SET EXERCISE ▸ Below is a listing to write out in full, exactly as given, without its pictures.

DATA PROVIDED ▸
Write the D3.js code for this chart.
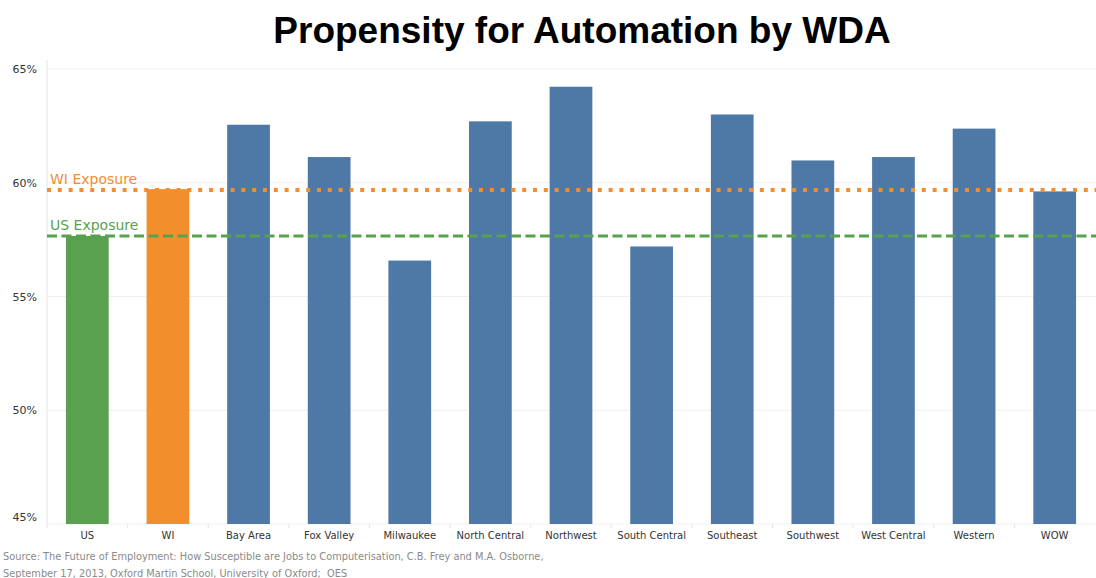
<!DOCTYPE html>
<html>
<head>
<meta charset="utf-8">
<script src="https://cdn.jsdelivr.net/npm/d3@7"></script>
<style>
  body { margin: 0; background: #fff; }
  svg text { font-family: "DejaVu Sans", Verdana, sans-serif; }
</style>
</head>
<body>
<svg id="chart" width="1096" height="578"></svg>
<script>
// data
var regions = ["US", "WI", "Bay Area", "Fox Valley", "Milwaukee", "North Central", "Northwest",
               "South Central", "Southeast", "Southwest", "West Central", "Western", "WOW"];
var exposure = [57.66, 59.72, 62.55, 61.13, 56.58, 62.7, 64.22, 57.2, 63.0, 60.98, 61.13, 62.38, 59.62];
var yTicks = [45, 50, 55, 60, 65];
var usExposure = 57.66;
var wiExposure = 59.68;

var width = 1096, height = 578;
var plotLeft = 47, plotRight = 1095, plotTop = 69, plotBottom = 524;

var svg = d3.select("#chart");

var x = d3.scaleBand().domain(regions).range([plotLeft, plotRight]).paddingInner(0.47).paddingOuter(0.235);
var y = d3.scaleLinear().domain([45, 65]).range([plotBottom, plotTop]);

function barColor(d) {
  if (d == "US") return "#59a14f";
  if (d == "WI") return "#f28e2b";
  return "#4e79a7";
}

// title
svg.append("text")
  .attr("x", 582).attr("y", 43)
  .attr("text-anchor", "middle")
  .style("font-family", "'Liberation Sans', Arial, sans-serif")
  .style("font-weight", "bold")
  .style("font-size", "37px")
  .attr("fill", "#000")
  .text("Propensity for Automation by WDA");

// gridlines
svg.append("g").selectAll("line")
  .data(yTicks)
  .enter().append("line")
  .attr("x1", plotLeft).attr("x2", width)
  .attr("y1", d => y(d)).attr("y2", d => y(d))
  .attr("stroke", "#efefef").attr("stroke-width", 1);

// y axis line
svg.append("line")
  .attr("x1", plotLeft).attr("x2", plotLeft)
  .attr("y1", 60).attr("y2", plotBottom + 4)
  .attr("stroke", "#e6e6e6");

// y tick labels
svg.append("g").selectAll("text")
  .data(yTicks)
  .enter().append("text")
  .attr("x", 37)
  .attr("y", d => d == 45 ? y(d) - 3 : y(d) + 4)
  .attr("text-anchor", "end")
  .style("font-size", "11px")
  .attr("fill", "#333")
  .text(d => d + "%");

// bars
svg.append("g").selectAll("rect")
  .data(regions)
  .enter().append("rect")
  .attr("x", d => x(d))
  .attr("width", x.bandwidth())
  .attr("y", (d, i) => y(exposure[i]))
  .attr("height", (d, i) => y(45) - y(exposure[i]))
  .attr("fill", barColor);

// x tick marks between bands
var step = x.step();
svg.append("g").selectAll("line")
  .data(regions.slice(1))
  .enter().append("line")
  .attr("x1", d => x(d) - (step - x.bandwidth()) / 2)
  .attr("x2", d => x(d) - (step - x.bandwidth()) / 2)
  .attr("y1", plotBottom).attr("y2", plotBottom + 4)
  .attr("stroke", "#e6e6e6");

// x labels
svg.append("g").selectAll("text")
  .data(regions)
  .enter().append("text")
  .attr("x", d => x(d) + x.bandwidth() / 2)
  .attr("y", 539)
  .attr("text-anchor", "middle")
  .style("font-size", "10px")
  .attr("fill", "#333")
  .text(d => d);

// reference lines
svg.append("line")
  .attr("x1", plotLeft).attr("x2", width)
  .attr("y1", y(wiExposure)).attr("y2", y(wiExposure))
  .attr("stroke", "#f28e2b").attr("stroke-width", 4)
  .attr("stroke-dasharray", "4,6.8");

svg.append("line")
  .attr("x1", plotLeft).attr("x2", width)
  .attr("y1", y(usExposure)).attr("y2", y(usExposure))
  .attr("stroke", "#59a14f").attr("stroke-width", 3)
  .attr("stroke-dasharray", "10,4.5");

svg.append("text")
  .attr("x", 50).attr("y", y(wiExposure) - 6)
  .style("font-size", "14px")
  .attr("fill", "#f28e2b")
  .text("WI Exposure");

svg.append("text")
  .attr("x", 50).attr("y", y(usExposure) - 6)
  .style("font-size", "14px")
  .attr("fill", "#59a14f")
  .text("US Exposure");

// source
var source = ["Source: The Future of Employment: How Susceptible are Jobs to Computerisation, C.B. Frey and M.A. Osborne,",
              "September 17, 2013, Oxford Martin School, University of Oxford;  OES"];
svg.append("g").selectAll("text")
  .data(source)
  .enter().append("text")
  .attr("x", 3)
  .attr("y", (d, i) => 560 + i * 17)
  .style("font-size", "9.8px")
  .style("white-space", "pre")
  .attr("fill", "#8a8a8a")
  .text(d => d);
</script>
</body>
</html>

SOLUTION FOR THIS EXERCISE ▸
Write the D3.js code for this chart.
<!DOCTYPE html>
<html>
<head>
<meta charset="utf-8">
<script src="https://cdn.jsdelivr.net/npm/d3@7"></script>
<style>
  body { margin: 0; background: #fff; }
  svg text { font-family: "DejaVu Sans", Verdana, sans-serif; }
</style>
</head>
<body>
<svg id="chart" width="1096" height="578"></svg>
<script>
// data
var regions = ["US", "WI", "Bay Area", "Fox Valley", "Milwaukee", "North Central", "Northwest",
               "South Central", "Southeast", "Southwest", "West Central", "Western", "WOW"];
var exposure = [57.66, 59.72, 62.55, 61.13, 56.58, 62.7, 64.22, 57.2, 63.0, 60.98, 61.13, 62.38, 59.62];
var yTicks = [45, 50, 55, 60, 65];
var usExposure = 57.66;
var wiExposure = 59.68;

var width = 1096, height = 578;
var plotLeft = 47, plotRight = 1095, plotTop = 69, plotBottom = 524;

var svg = d3.select("#chart");

var x = d3.scaleBand().domain(regions).range([plotLeft, plotRight]).paddingInner(0.47).paddingOuter(0.235);
var y = d3.scaleLinear().domain([45, 65]).range([plotBottom, plotTop]);

function barColor(d) {
  if (d == "US") return "#59a14f";
  if (d == "WI") return "#f28e2b";
  return "#4e79a7";
}

// title
svg.append("text")
  .attr("x", 582).attr("y", 43)
  .attr("text-anchor", "middle")
  .style("font-family", "'Liberation Sans', Arial, sans-serif")
  .style("font-weight", "bold")
  .style("font-size", "37px")
  .attr("fill", "#000")
  .text("Propensity for Automation by WDA");

// gridlines
svg.append("g").selectAll("line")
  .data(yTicks)
  .enter().append("line")
  .attr("x1", plotLeft).attr("x2", width)
  .attr("y1", d => y(d)).attr("y2", d => y(d))
  .attr("stroke", "#efefef").attr("stroke-width", 1);

// y axis line
svg.append("line")
  .attr("x1", plotLeft).attr("x2", plotLeft)
  .attr("y1", 60).attr("y2", plotBottom + 4)
  .attr("stroke", "#e6e6e6");

// y tick labels
svg.append("g").selectAll("text")
  .data(yTicks)
  .enter().append("text")
  .attr("x", 37)
  .attr("y", d => d == 45 ? y(d) - 3 : y(d) + 4)
  .attr("text-anchor", "end")
  .style("font-size", "11px")
  .attr("fill", "#333")
  .text(d => d + "%");

// bars
svg.append("g").selectAll("rect")
  .data(regions)
  .enter().append("rect")
  .attr("x", d => x(d))
  .attr("width", x.bandwidth())
  .attr("y", (d, i) => y(exposure[i]))
  .attr("height", (d, i) => y(45) - y(exposure[i]))
  .attr("fill", barColor);

// x tick marks between bands
var step = x.step();
svg.append("g").selectAll("line")
  .data(regions.slice(1))
  .enter().append("line")
  .attr("x1", d => x(d) - (step - x.bandwidth()) / 2)
  .attr("x2", d => x(d) - (step - x.bandwidth()) / 2)
  .attr("y1", plotBottom).attr("y2", plotBottom + 4)
  .attr("stroke", "#e6e6e6");

// x labels
svg.append("g").selectAll("text")
  .data(regions)
  .enter().append("text")
  .attr("x", d => x(d) + x.bandwidth() / 2)
  .attr("y", 539)
  .attr("text-anchor", "middle")
  .style("font-size", "10px")
  .attr("fill", "#333")
  .text(d => d);

// reference lines
svg.append("line")
  .attr("x1", plotLeft).attr("x2", width)
  .attr("y1", y(wiExposure)).attr("y2", y(wiExposure))
  .attr("stroke", "#f28e2b").attr("stroke-width", 4)
  .attr("stroke-dasharray", "4,6.8");

svg.append("line")
  .attr("x1", plotLeft).attr("x2", width)
  .attr("y1", y(usExposure)).attr("y2", y(usExposure))
  .attr("stroke", "#59a14f").attr("stroke-width", 3)
  .attr("stroke-dasharray", "10,4.5");

svg.append("text")
  .attr("x", 50).attr("y", y(wiExposure) - 6)
  .style("font-size", "14px")
  .attr("fill", "#f28e2b")
  .text("WI Exposure");

svg.append("text")
  .attr("x", 50).attr("y", y(usExposure) - 6)
  .style("font-size", "14px")
  .attr("fill", "#59a14f")
  .text("US Exposure");

// source
var source = ["Source: The Future of Employment: How Susceptible are Jobs to Computerisation, C.B. Frey and M.A. Osborne,",
              "September 17, 2013, Oxford Martin School, University of Oxford;  OES"];
svg.append("g").selectAll("text")
  .data(source)
  .enter().append("text")
  .attr("x", 3)
  .attr("y", (d, i) => 560 + i * 17)
  .style("font-size", "9.8px")
  .style("white-space", "pre")
  .attr("fill", "#8a8a8a")
  .text(d => d);
</script>
</body>
</html>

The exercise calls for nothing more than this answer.